We at ASCL feel there should be a formal on-line reference library for these source codes. We feel the advantages are at least threefold:
1. Increased Falsifiability
Perhaps a crucial error was made in the coding of a sound idea. ASCL presents a way for authors to bolster their results by demonstrating the integrity of their source code(s). Conversely, ASCL presents a way for readers to bolster their confidence in published results by checking details of the source code(s).
2. Increased Communication
Perhaps an author finds it difficult to describe completely in the text of a paper how the results were obtained. ASCL creates a way for authors to present more detailed information about how their computations were carried out.
3. Increased Utility
Perhaps an author has created a code that (s)he feels is itself useful to other astrophysicists. ASCL creates a way for these authors to disseminate a source code of significant utility to astrophysicists.
ASCL is not meant to compete with journals, but to complement them. Journals do not usually publish source codes, and ASCL will not publish papers. In fact, to be archived in ASCL, astrophysics codes must have been used to generate results presented in (or submitted to) a refereed astronomy or astrophysics journal.

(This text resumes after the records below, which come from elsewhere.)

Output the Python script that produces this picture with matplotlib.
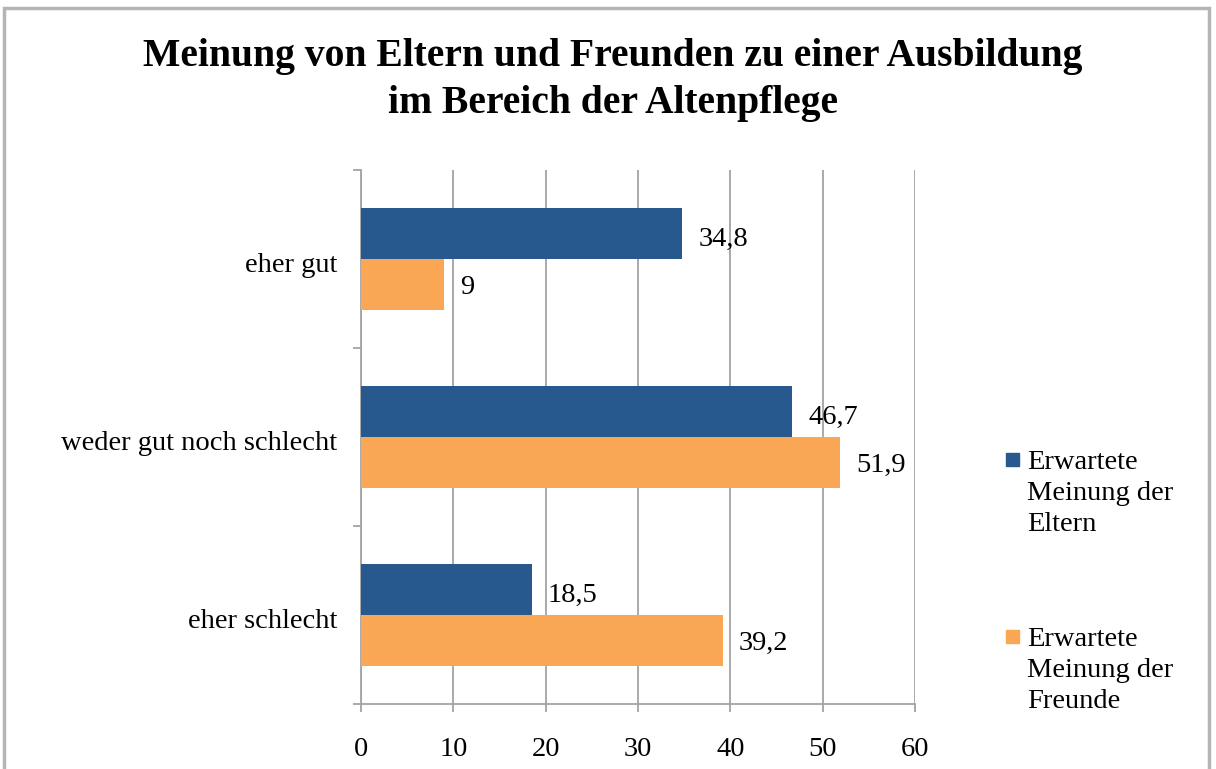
import matplotlib
matplotlib.use('Agg')
import matplotlib.pyplot as plt
import matplotlib.transforms as mtransforms
from matplotlib.patches import Rectangle

# ------------------------------- DATA ------------------------------- #
categories = ['eher gut', 'weder gut noch schlecht', 'eher schlecht']
eltern = [34.8, 46.7, 18.5]
freunde = [9, 51.9, 39.2]
series_names = ['Erwartete\nMeinung der\nEltern', 'Erwartete\nMeinung der\nFreunde']
x_ticks = [0, 10, 20, 30, 40, 50, 60]

BLUE = '#28598E'
ORANGE = '#F9A655'
GRID = '#A3A3A3'
FS = 20.5

plt.rcParams['font.family'] = ['Liberation Serif', 'DejaVu Serif']

fig = plt.figure(figsize=(12.16, 7.69), dpi=100)
ax = fig.add_axes([361/1216, 1-704/769, 554/1216, 534/769])

# category positions, top to bottom
ypos = [len(categories)-1-i for i in range(len(categories))]
h = 0.284
b1 = ax.barh([y + h/2 for y in ypos], eltern, height=h, color=BLUE, zorder=3)
b2 = ax.barh([y - h/2 for y in ypos], freunde, height=h, color=ORANGE, zorder=3)

for bars, vals, dy in ((b1, eltern, -4), (b2, freunde, -2.5)):
        for rect, v in zip(bars, vals):
                lab = ('%g' % v).replace('.', ',')
                ax.annotate(lab, (v, rect.get_y() + rect.get_height()/2),
                            xytext=(11.5, dy), textcoords='offset points',
                            va='center', ha='left', fontsize=FS)

ax.set_xlim(0, 60)
ax.set_ylim(-0.5, len(categories)-0.5)
ax.set_xticks(x_ticks)
ax.set_xticklabels([str(t) for t in x_ticks], fontsize=FS)
ax.tick_params(axis='x', length=5.8, width=1.3, color=GRID, pad=18)

# boundary ticks (major) + centered labels (minor)
ax.set_yticks([i - 0.5 for i in range(len(categories)+1)])
ax.set_yticklabels([])
ax.set_yticks(ypos, minor=True)
ax.set_yticklabels(categories, minor=True, fontsize=FS)
ax.tick_params(axis='y', which='major', length=5.8, width=1.3, color=GRID)
ax.tick_params(axis='y', which='minor', length=0, pad=17)
shift = mtransforms.ScaledTranslation(0, -4/100, fig.dpi_scale_trans)
for lbl in ax.get_yticklabels(minor=True):
        lbl.set_transform(lbl.get_transform() + shift)

ax.grid(axis='x', color=GRID, linewidth=1.3, zorder=0)
for s in ('top', 'right'):
        ax.spines[s].set_visible(False)
for s in ('left', 'bottom'):
        ax.spines[s].set_color(GRID)
        ax.spines[s].set_linewidth(1.3)

fig.text(613/1216, 1-80/769, 'Meinung von Eltern und Freunden zu einer Ausbildung\nim Bereich der Altenpflege',
         ha='center', va='center', fontsize=28.5, fontweight='bold', linespacing=1.35)

# legend
for (y_top, name, col) in ((450, series_names[0], BLUE), (627, series_names[1], ORANGE)):
        fig.patches.append(Rectangle((1006/1216, 1-(y_top+16)/769), 13/1216, 13/769,
                                     transform=fig.transFigure, color=col))
        fig.text(1027/1216, 1-y_top/769, name, ha='left', va='top', fontsize=FS, linespacing=1.32)

# outer frame
fig.patches.append(Rectangle((4/1216, -0.1), 1205/1216, 1.1-8/769, transform=fig.transFigure,
                             fill=False, edgecolor='#B5B5B5', linewidth=2.5))

fig.savefig('out.png', dpi=100)
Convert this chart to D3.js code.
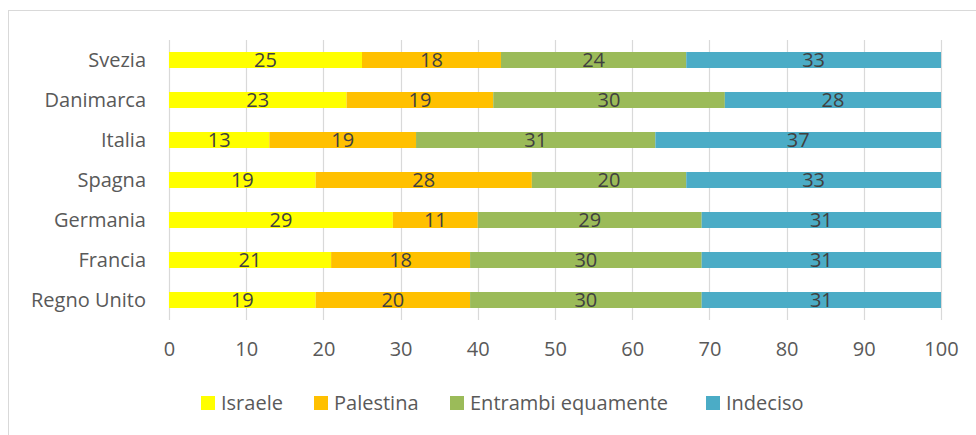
<!DOCTYPE html>
<html>
<head>
<meta charset="utf-8">
<script src="https://cdn.jsdelivr.net/npm/d3@7"></script>
<style>
  body { margin: 0; background: #fff; }
  text { font-family: "Open Sans", Lato, sans-serif; }
</style>
</head>
<body>
<div id="chart"></div>
<script>
var paesi = ['Svezia', 'Danimarca', 'Italia', 'Spagna', 'Germania', 'Francia', 'Regno Unito'];
var serie = ['Israele', 'Palestina', 'Entrambi equamente', 'Indeciso'];
var israele   = [25, 23, 13, 19, 29, 21, 19];
var palestina = [18, 19, 19, 28, 11, 18, 20];
var entrambi  = [24, 30, 31, 20, 29, 30, 30];
var indeciso  = [33, 28, 37, 33, 31, 31, 31];
var xTicks = [0, 10, 20, 30, 40, 50, 60, 70, 80, 90, 100];
var colori = ['#FFFF00', '#FFC000', '#9BBB59', '#4BACC6'];

var svgWidth = 976,
    svgHeight = 435,
    margin = { top: 40, right: 35, bottom: 115, left: 169 },
    width = svgWidth - margin.left - margin.right,
    height = svgHeight - margin.top - margin.bottom,
    fontSize = '20px';

var svg = d3.select('#chart').append('svg')
  .attr('width', svgWidth).attr('height', svgHeight);

// chart frame
svg.append('rect')
  .attr('x', 8.5).attr('y', 10.5)
  .attr('width', 1000).attr('height', 600)
  .attr('fill', '#fff').attr('stroke', '#d9d9d9');

var g = svg.append('g').attr('transform', 'translate(' + margin.left + ',' + margin.top + ')');

var x = d3.scaleLinear().domain([0, 100]).range([0, width]);
var y = d3.scaleBand().domain(paesi).range([0, height]).paddingInner(0.6).paddingOuter(0.3);

// gridlines
g.append('g').selectAll('line')
  .data(xTicks).enter().append('line')
  .attr('x1', function(d) { return Math.round(x(d)) + 0.5; })
  .attr('x2', function(d) { return Math.round(x(d)) + 0.5; })
  .attr('y1', 0).attr('y2', height)
  .attr('stroke', '#d9d9d9').attr('stroke-width', 1.2);

var righe = paesi.map(function(p, i) {
  return { paese: p, valori: [israele[i], palestina[i], entrambi[i], indeciso[i]] };
});
var stack = d3.stack().keys([0, 1, 2, 3]).value(function(d, k) { return d.valori[k]; });
var strati = stack(righe);

var layer = g.selectAll('.layer')
  .data(strati).enter().append('g')
  .attr('class', 'layer')
  .attr('fill', function(d, i) { return colori[i]; });

layer.selectAll('rect')
  .data(function(d) { return d; }).enter().append('rect')
  .attr('x', function(d) { return x(d[0]); })
  .attr('width', function(d) { return x(d[1]) - x(d[0]); })
  .attr('y', function(d) { return y(d.data.paese); })
  .attr('height', y.bandwidth());

layer.selectAll('text')
  .data(function(d) { return d; }).enter().append('text')
  .attr('x', function(d) { return (x(d[0]) + x(d[1])) / 2; })
  .attr('y', function(d) { return y(d.data.paese) + y.bandwidth() / 2; })
  .attr('dy', '0.36em')
  .attr('text-anchor', 'middle')
  .attr('fill', '#404040')
  .style('font-size', fontSize)
  .text(function(d) { return d[1] - d[0]; });

// category labels
g.append('g').selectAll('text')
  .data(paesi).enter().append('text')
  .attr('x', -23)
  .attr('y', function(d) { return y(d) + y.bandwidth() / 2; })
  .attr('dy', '0.36em')
  .attr('text-anchor', 'end')
  .attr('fill', '#595959')
  .style('font-size', fontSize)
  .text(function(d) { return d; });

// x axis labels
var xAxis = g.append('g')
  .attr('transform', 'translate(0,' + height + ')')
  .call(d3.axisBottom(x).tickValues(xTicks).tickSize(0).tickPadding(22));
xAxis.select('.domain').remove();
xAxis.selectAll('text')
  .attr('fill', '#595959')
  .style('font-size', fontSize)
  .style('font-family', '"Open Sans", Lato, sans-serif');

// legend
var legendX = [201, 314, 450, 706];
var legend = svg.append('g').selectAll('g')
  .data(serie).enter().append('g')
  .attr('transform', function(d, i) { return 'translate(' + legendX[i] + ',396)'; });
legend.append('rect')
  .attr('width', 14).attr('height', 14)
  .attr('fill', function(d, i) { return colori[i]; });
legend.append('text')
  .attr('x', 20).attr('y', 7).attr('dy', '0.36em')
  .attr('fill', '#595959')
  .style('font-size', fontSize)
  .text(function(d) { return d; });
</script>
</body>
</html>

Codes in the ASCL are not meant to compete with established software packages, although we recognize that there is some overlap. Packages such as IMSL and Numerical Recipes provide general math support for larger programs in astrophysics. Although useful general subroutines might be found by the inquisitive scientist searching ASCL, we expect most of ASCL's utility will be in routines that are so specific to branches of science and astrophysics that no commercial product is available or even financially feasible.